``You will have robot `slaves' by 1965.''Mechanix Illustrated, cover, 1955
Whatever happened to the computer revolution? If you asked almost anybody in the computer business in the 1960's and early 1970's to project the consequences of the price of computing power falling four orders of magnitude, they would almost universally have seen the introduction of computers into almost every aspect of life. Clearly, every home would have one or more computers, and computers would be used to communicate, write, read, draw, shop, bank, and perform numerous other tasks.
This was the ``computer revolution'': sales of computers in the hundreds of millions, with their diffusion throughout society making an impact on the same scale as that of the automobile, television, or the telephone. This forecast was so universally shared that all of the major players in the game bet on it and polished their strategies to end up with a chunk of the market. But in this revolution, something funny happened on the way to the barricades.

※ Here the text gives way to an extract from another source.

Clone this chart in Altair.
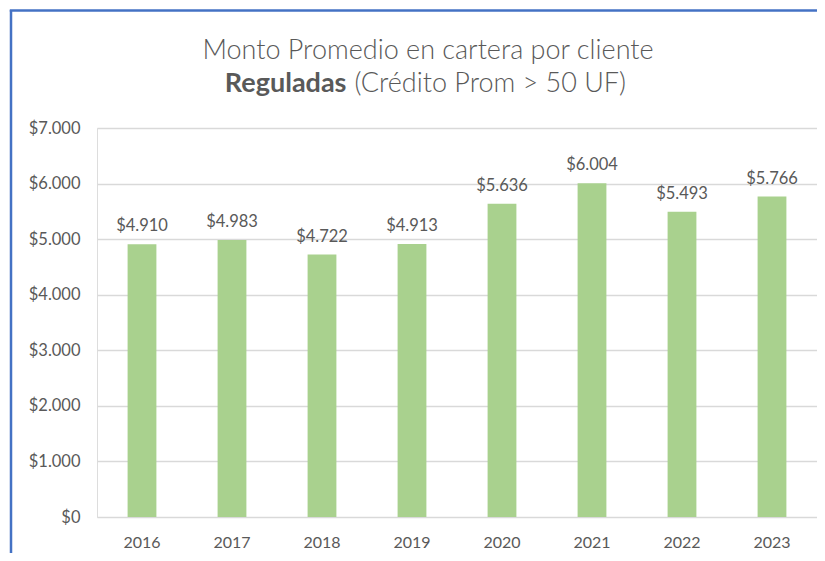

After an initial burst, sales of computers into the home market have slowed dramatically, to the extent that the companies that concentrate on home computers and software are considered pariahs. Penetration of computers into the office has been much slower than many projections, and the promises of networks and the ``universal workstation'' remain largely unfulfilled. The current dismal climate in the semiconductor and computer industries is a consequence of this. This despite the fact that the computer revolution has technically succeeded; now for a price affordable by virtually every family in the country, and by every business for every employee, one can buy a computer that can be used for communication, reading, writing, drawing, shopping, banking, and more. But they aren't selling.